- [SET TASK] Among the lines below, list those containing the string "this".

- [EXCERPTED DATA]
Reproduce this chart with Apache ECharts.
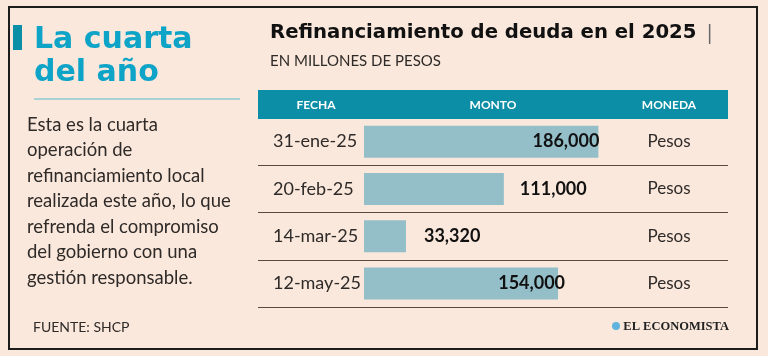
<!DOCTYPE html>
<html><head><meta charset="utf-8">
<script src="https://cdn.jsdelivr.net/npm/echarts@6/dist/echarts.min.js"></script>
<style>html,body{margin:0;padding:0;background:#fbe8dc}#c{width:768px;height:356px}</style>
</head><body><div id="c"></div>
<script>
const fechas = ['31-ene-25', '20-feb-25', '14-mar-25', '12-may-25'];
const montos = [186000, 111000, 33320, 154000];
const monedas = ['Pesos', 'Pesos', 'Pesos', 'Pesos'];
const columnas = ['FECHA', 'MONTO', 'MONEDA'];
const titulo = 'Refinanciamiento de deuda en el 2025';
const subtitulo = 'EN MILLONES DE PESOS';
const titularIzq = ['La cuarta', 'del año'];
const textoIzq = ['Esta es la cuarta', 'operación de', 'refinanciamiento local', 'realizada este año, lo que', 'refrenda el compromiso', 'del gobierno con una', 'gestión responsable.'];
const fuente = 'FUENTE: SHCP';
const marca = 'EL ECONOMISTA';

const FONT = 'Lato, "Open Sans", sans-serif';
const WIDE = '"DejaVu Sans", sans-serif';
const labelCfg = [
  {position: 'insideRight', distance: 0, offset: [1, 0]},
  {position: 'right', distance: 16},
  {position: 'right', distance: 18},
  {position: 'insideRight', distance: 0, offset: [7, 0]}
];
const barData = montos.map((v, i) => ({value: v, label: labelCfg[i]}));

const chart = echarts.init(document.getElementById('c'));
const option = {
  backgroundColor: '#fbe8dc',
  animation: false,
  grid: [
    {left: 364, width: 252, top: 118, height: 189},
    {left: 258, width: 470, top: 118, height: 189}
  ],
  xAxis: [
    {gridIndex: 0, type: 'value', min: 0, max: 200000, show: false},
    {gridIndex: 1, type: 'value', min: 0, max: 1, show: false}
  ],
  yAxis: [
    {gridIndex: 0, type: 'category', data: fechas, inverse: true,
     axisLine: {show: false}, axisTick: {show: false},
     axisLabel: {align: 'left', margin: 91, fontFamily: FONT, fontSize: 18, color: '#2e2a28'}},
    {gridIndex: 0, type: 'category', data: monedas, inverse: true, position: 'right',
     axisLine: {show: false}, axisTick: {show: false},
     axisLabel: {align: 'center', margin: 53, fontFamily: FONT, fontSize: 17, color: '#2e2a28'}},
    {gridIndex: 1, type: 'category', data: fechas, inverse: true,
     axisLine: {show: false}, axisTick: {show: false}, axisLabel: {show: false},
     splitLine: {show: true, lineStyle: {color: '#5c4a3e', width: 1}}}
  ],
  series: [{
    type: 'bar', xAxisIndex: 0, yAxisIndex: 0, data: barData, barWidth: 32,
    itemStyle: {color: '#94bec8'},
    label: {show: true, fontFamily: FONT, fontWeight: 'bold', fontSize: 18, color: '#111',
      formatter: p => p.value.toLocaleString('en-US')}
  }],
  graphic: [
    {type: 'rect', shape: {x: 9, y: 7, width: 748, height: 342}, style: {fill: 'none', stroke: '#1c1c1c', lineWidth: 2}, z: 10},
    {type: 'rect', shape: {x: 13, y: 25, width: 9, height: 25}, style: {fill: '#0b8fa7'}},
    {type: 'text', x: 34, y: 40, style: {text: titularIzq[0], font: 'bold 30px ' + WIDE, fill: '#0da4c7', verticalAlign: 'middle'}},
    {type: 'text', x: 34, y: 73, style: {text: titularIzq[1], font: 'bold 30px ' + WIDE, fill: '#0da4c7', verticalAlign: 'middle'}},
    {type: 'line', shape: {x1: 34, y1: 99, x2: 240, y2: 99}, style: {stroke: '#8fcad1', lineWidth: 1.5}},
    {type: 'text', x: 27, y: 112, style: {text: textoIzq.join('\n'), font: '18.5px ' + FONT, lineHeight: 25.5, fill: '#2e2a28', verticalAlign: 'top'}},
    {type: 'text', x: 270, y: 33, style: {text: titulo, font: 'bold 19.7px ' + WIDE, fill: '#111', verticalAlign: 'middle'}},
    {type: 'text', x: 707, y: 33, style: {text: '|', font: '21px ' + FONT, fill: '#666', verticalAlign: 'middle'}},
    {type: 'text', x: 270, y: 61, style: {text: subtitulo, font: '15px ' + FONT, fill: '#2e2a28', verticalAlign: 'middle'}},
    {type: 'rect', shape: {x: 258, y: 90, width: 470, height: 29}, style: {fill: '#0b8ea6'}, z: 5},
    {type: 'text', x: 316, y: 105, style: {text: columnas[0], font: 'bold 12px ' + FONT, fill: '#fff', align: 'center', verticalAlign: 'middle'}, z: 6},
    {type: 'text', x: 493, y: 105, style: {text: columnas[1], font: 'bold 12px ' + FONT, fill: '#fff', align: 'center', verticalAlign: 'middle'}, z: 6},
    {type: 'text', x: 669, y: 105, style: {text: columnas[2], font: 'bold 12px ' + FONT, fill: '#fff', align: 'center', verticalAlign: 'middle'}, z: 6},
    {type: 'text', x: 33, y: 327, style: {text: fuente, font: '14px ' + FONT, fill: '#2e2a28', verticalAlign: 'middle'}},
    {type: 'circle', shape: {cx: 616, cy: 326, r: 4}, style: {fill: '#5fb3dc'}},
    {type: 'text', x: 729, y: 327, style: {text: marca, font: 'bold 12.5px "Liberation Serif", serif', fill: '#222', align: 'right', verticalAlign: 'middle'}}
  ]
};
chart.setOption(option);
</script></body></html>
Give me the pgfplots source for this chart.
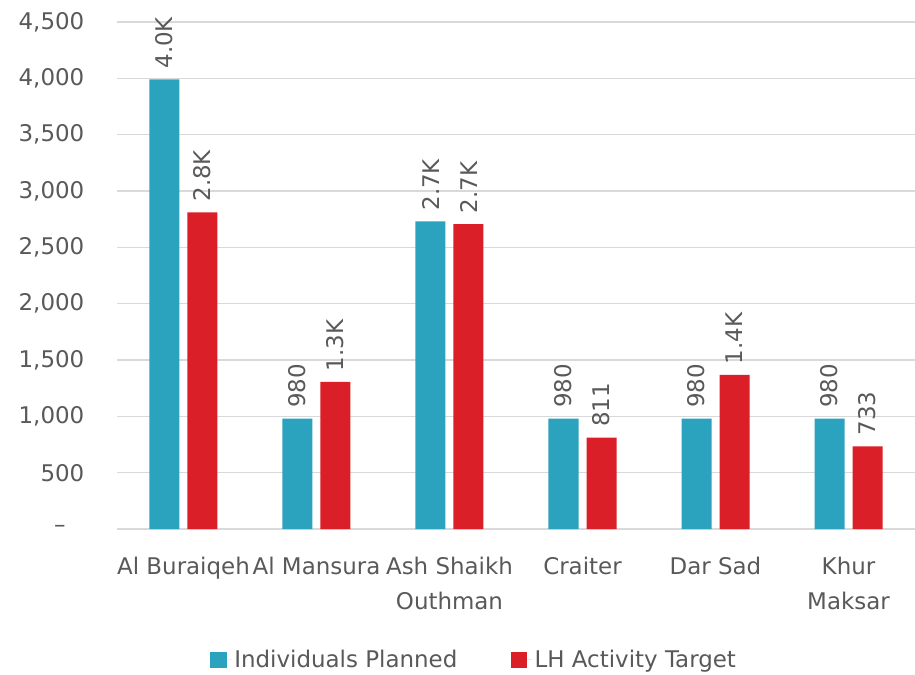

- [ANSWER FOR THE TASK]
Reproduce this chart with Apache ECharts.
Give me the pgfplots source for this chart.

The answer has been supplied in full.